Planet Tracker (for MS DOS computers) is an innovative presentation of planetary motion. The software design is by David Chandler and the accompanying text materials are by David Chandler and astronomy textbook author Michael Zeilik, both active astronomy teachers. Planet Tracker differs from general purpose planetarium software in its ease of use by students and its specific conceptual focus.
Planet Tracker is built in three modules:
Motion Along the Ecliptic displays the motions of the sun and any or all of the naked-eye planets against the background of the Zodiac stars. Running counters display the date and Julian Day, allowing quantitative questions to be explored. The animation can be single stepped or run in continuous mode, optional trails can be drawn, and vertical exaggeration can be introduced to display the retrograde loops in more detail. At any time the animation can be frozen and the planets can be identified by name.
Split Screen Animation displays planetary motion from five different points of view, allowing any two to be compared side-by-side.

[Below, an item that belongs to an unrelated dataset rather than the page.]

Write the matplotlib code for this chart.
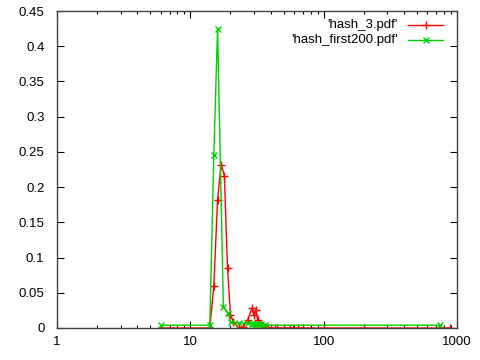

The five viewpoints are: the apparent dome of the sky for a fixed time of day, the zodiac as seen from the Earth, heliocentric solar system, geocentric solar system, and a special rotating frame of reference holding both the earth and sun stationary. At any time during the animations, rays can be drawn from the earth to each planet, showing that the essential geometry is preserved despite the apparent differences in the viewpoints.

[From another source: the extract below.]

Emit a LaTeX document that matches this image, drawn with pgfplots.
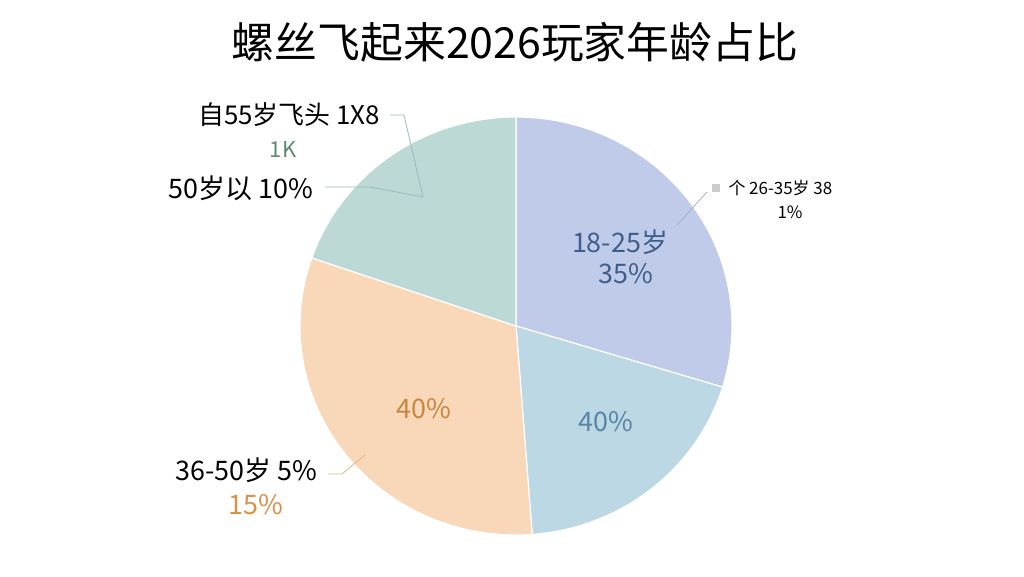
\documentclass[border=0pt]{standalone}
\usepackage{pgfplots}
\pgfplotsset{compat=1.18}
\usepackage{fontspec}
\setmainfont{Noto Sans CJK SC}
\definecolor{cBlue}{HTML}{BFCBE8}
\definecolor{cLBlue}{HTML}{BCD8E4}
\definecolor{cOrange}{HTML}{F8D8B8}
\definecolor{cGreen}{HTML}{BCD9D6}
\definecolor{tBlue}{HTML}{3F5E8C}
\definecolor{tLBlue}{HTML}{5A84A6}
\definecolor{tOrange}{HTML}{C98640}
\definecolor{tOrange2}{HTML}{D8914C}
\definecolor{tGreen}{HTML}{5F8A72}
\definecolor{lGreen}{HTML}{98B9BC}
\definecolor{lOrange}{HTML}{E6B480}
\definecolor{lBlue}{HTML}{9FB1CE}
\newcommand{\fs}[1]{\fontsize{#1}{#1}\selectfont}
% slice boundaries (degrees, counter-clockwise from east)
% 18-25: 90 -> -17 ; lightblue: -17 -> -85.7 ; orange: -85.7 -> -199 ; green: -199 -> -270
\def\cx{516}\def\cy{250}\def\rx{216}\def\ry{209}
\begin{document}
\begin{tikzpicture}
\begin{axis}[
  width=1024bp, height=576bp, scale only axis,
  xmin=0, xmax=1024, ymin=0, ymax=576,
  hide axis, clip=false,
]
\path (axis cs:0,0) rectangle (axis cs:1024,576);
\addplot[fill=cBlue, draw=white, line width=1.2pt, domain=-17:90, samples=80, variable=\t]
  ({\cx+\rx*cos(\t)},{\cy+\ry*sin(\t)}) -- (axis cs:\cx,\cy) -- cycle;
\addplot[fill=cLBlue, draw=white, line width=1.2pt, domain=-85.7:-17, samples=60, variable=\t]
  ({\cx+\rx*cos(\t)},{\cy+\ry*sin(\t)}) -- (axis cs:\cx,\cy) -- cycle;
\addplot[fill=cOrange, draw=white, line width=1.2pt, domain=-199:-85.7, samples=80, variable=\t]
  ({\cx+\rx*cos(\t)},{\cy+\ry*sin(\t)}) -- (axis cs:\cx,\cy) -- cycle;
\addplot[fill=cGreen, draw=white, line width=1.2pt, domain=-270:-199, samples=60, variable=\t]
  ({\cx+\rx*cos(\t)},{\cy+\ry*sin(\t)}) -- (axis cs:\cx,\cy) -- cycle;

% title
\node[font=\fs{43}] at (axis cs:515,534) {螺丝飞起来2026玩家年龄占比};

% leader lines
\draw[lGreen, line width=0.8pt] (axis cs:390,461) -- (axis cs:404,461) -- (axis cs:423,379);
\draw[lGreen, line width=0.8pt] (axis cs:325,389) -- (axis cs:370,389) -- (axis cs:423,379);
\draw[lBlue, line width=0.8pt] (axis cs:677,351) -- (axis cs:707,384);
\draw[lOrange, line width=0.8pt] (axis cs:328,102) -- (axis cs:342,102) -- (axis cs:365,121);

% outside labels
\node[font=\fs{26}] at (axis cs:289,461) {自55岁飞头 1X8};
\node[font=\fs{22}, text=tGreen] at (axis cs:283,427) {1K};
\node[font=\fs{27}] at (axis cs:241,388) {50岁以 10\%};
\node[font=\fs{27}] at (axis cs:246,106) {36-50岁 5\%};
\node[font=\fs{27}, text=tOrange2] at (axis cs:256,71) {15\%};
\node[fill=black!20, minimum size=8bp, inner sep=0pt] at (axis cs:716,388) {};
\node[font=\fs{17}, anchor=west] at (axis cs:725,388) {个 26-35岁 38};
\node[font=\fs{17}] at (axis cs:790,364) {1\%};

% inside labels
\node[font=\fs{27}, text=tBlue] at (axis cs:620,334) {18-25岁};
\node[font=\fs{27}, text=tBlue] at (axis cs:626,302) {35\%};
\node[font=\fs{27}, text=tLBlue] at (axis cs:606,154) {40\%};
\node[font=\fs{27}, text=tOrange] at (axis cs:424,167) {40\%};
\end{axis}
\end{tikzpicture}
\end{document}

Basic Worksheets produces heliocentric and geocentric orbit diagrams and time lines for any given starting date. In situations where computers are not available for direct access by students the worksheets provide a solid core of material for in-class activities that teach planetary motion concepts. The worksheets are the basis of many of the lab activities in the on-disk lab manual. They are also useful for making overhead transparency masters and observing aids to be taken outside at night. (A standard dot matrix or HP Laserjet printer is required. Unlike Deep Space, Planet Tracker has not been converted to Postscript.)
An extensive content-oriented help file and on-disk lab manual (ASCII files) will help you understand the capabilities of the program and its immediate usefulness for your introductory astronomy classes.